Target: The Dinosaur Invasion

Malcolm Hulke again, telling another eco-tale where this time the environmentalists are the baddies.

The initial evacuation is shown through the experiences of one Shughie, who's come down from Glasgow for the Cup Final (either the Scottish Cup final was held in London that year, or he and his mates are big fans of English football). He gets offed by a dinosaur that he thinks is a whisky-induced hallucination.

The Doctor and Sarah's journey across London takes a lot more time - I think Hulke is enjoying the chance to do some Day of the Triffids atmosphere with empty shops, rotting food and looters. Sarah is delighted to see Woolworths again, much to the Doctor's exasperation.

10 million people were evacuated, not 8 million. The patrol leader does not fire a machine gun burst to intimidate the Doctor and Sarah. Instead he has a megaphone - 'Speaking through it gave him great authority,' remarks the narrator.

The Doctor's childish treatment of Gen Finch's question in their initial encounter is made a bit more reasonable by having the Doctor express his annoyance at Finch's rudeness.

Butler has a scar. Whitaker thinks that's a pity - because Whitaker is 'about as blatantly gay in the novelisation as is possible in a Target book'.

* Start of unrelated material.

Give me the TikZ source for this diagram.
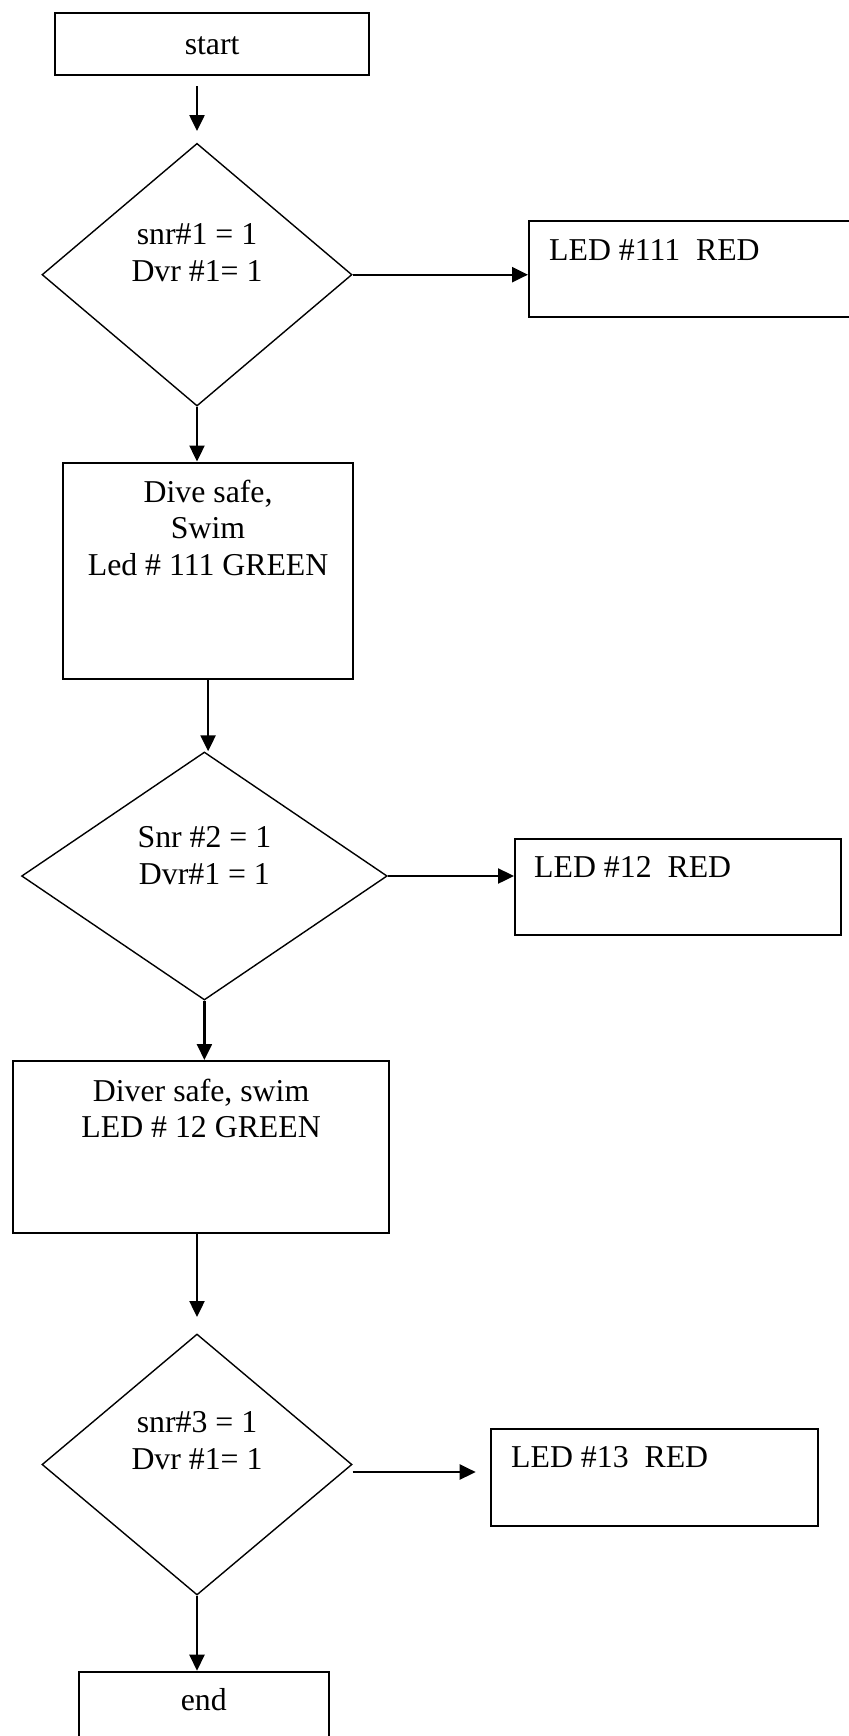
\documentclass[tikz,border=0pt]{standalone}
\usepackage{fontspec}
\setmainfont{Liberation Serif}
\usetikzlibrary{arrows.meta,positioning,shapes.geometric}

\begin{document}
\begin{tikzpicture}[
    x=1pt, y=-1pt,
    >={Triangle[length=16pt,width=15pt]},
    font=\fontsize{31.8pt}{36.6pt}\selectfont,
    stepbox/.style={draw,line width=2.2pt,inner sep=0pt,anchor=north west},
    decide/.style={draw,diamond,line width=1.4pt,inner sep=0pt},
    lbl/.style={inner sep=0pt,align=center},
    flow/.style={->,line width=2.4pt},
  ]
  \useasboundingbox (0,0) rectangle (848,1736);

  % --- shapes, top to bottom ---
  \node[stepbox,minimum width=314.5pt,minimum height=62.3pt] (start) at (53.5,11.7) {};
  \node[decide,minimum width=310pt,minimum height=262.7pt]   (d1) at (197,274.7) {};
  \node[stepbox,minimum width=332pt,minimum height=96pt]     (r1) at (528,220) {};
  \node[stepbox,minimum width=290pt,minimum height=216.5pt]  (b2) at (62,461.5) {};
  \node[decide,minimum width=365.6pt,minimum height=248pt]   (d2) at (204.4,876) {};
  \node[stepbox,minimum width=326pt,minimum height=96pt]     (r2) at (514,838) {};
  \node[stepbox,minimum width=376pt,minimum height=172pt]    (b3) at (12,1060) {};
  \node[decide,minimum width=310pt,minimum height=261pt]     (d3) at (197,1464.5) {};
  \node[stepbox,minimum width=327pt,minimum height=96.6pt]   (r3) at (489.5,1428) {};
  \node[stepbox,minimum width=250pt,minimum height=100pt]    (finish) at (77.7,1670.7) {};

  % --- texts ---
  \node[lbl,anchor=base] (startlbl) at ([shift={(0.3,10.6)}]start.center) {start};
  \node[lbl,anchor=north] (d1lbl) at ([shift={(0,-51.2)}]d1.center) {snr\#1 = 1\\Dvr \#1= 1};
  \node[lbl,anchor=base west] (r1lbl) at ([shift={(21,40)}]r1.north west) {LED \#111\ \ RED};
  \node[lbl,anchor=north] (b2lbl) at ([shift={(0,18)}]b2.north) {Dive safe,\\Swim\\Led \# 111 GREEN};
  \node[lbl,anchor=north] (d2lbl) at ([shift={(0,-49.5)}]d2.center) {Snr \#2 = 1\\Dvr\#1 = 1};
  \node[lbl,anchor=base west] (r2lbl) at ([shift={(20,39)}]r2.north west) {LED \#12\ \ RED};
  \node[lbl,anchor=north] (b3lbl) at ([shift={(0,18.5)}]b3.north) {Diver safe, swim\\LED \# 12 GREEN};
  \node[lbl,anchor=north] (d3lbl) at ([shift={(0,-53)}]d3.center) {snr\#3 = 1\\Dvr \#1= 1};
  \node[lbl,anchor=base west] (r3lbl) at ([shift={(21.5,39.5)}]r3.north west) {LED \#13\ \ RED};
  \node[lbl,anchor=base] (finishlbl) at ([shift={(0,40)}]finish.north) {end};

  % --- main flow ---
  \draw[flow,shorten <=10pt,shorten >=11.6pt] (start.south -| d1.north) -- (d1.north);
  \draw[flow] (d1.south) -- (d1.south |- b2.north);
  \draw[flow] (b2.south) -- (b2.south |- d2.north);
  \draw[flow] (d2.south) -- (d2.south |- b3.north);
  \draw[flow,shorten >=16.3pt] (b3.south -| d3.north) -- (d3.north);
  \draw[flow] (d3.south) -- (d3.south |- finish.north);

  % --- side branches ---
  \draw[flow] (d1.east) -- (d1.east -| r1.west);
  \draw[flow] (d2.east) -- (d2.east -| r2.west);
  \path ([shift={(0,7.5)}]d3.east) coordinate (d3out);
  \draw[flow,shorten >=13.8pt] (d3out) -- (d3out -| r3.west);

\end{tikzpicture}
\end{document}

In the aircraft hangar, when the Doctor's working on his detector there are several very odd references to a small black knob which he 'keeps twiddling', asks the Brigadier if he's got any oil to lubricate it, and finally 'forgets about the troublesome black knob.' What can this mean?

The Doctor doesn't justify not having built a portable detector in the first place (on screen he does so on accuracy grounds). He just says he didn't think of it.

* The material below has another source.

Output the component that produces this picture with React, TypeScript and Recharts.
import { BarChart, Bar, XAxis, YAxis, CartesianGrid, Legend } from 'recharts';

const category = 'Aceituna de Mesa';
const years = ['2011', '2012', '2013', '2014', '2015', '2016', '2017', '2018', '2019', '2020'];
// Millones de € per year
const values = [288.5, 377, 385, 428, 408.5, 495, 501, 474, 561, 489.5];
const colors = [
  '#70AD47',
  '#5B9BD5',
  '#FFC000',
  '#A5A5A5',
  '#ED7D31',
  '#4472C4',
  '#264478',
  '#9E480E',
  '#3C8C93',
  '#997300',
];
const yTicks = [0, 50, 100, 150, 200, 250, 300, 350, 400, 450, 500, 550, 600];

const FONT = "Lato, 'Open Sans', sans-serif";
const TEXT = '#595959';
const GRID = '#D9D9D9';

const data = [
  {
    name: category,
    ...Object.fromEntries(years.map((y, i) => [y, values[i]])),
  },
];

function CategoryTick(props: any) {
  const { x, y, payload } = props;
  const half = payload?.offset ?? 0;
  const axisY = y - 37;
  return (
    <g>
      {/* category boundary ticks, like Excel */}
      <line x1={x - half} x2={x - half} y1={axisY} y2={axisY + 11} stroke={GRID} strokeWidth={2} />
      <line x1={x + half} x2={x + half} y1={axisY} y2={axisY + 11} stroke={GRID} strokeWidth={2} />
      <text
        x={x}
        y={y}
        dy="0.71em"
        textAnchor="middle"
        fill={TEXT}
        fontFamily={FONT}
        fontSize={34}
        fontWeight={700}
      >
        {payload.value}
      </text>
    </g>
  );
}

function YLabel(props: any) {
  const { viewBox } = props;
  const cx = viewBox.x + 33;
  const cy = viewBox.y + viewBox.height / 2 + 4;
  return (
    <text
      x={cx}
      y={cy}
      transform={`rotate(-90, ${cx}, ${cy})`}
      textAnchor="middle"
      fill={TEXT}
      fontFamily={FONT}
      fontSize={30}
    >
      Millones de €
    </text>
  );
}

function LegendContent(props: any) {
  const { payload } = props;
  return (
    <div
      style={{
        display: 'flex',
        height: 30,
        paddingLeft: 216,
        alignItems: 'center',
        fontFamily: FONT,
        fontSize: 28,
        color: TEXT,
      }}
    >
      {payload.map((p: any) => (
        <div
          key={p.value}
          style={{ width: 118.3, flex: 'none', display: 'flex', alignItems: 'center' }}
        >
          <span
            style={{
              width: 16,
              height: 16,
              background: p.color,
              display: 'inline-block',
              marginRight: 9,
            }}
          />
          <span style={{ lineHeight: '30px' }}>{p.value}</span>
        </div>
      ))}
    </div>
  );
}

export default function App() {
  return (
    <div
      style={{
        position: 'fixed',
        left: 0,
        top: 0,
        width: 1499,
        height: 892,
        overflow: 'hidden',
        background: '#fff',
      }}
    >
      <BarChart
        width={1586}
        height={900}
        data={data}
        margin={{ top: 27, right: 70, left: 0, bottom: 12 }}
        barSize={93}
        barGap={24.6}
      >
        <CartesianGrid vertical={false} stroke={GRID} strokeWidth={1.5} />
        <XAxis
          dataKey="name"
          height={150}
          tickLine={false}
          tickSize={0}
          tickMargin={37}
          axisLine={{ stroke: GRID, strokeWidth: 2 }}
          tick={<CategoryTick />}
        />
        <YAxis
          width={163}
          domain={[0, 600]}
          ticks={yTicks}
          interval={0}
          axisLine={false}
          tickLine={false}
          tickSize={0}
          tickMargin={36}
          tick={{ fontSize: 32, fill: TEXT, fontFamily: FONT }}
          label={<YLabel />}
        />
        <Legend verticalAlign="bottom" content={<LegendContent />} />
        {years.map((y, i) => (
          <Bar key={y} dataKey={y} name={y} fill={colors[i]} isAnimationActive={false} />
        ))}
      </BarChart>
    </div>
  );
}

There's some good Hulkery in the dinosaur scenes - we're always shown the creature's POV (they want to munch large green leaves, they think the Houses of Parliament are other monsters, they are afraid of the flash on Sarah's camera because they think it's lightning).

Sarah taunts Butler about his scar, but it backfires because he tells her he got it from being a fireman, when he fell through a glass roof rescuing a child. Sarah feels bad (perhaps he made it up so she would!) but we're left wondering why she does it in the first place.

The climactic scene is different: some of the spaceship people are persuaded to let Whitaker pull the lever. There's no business about the Doctor having reversed the polarity, Grover and Whitaker disappear simply because they're closest to the device.

There's an epilogue where the Doctor answers Sarah's doubts about changing history by showing her a Biblical account of odd creatures which might have been from the future, or another planet. Much as I appreciate this familiar SF trope, it feels tacked on.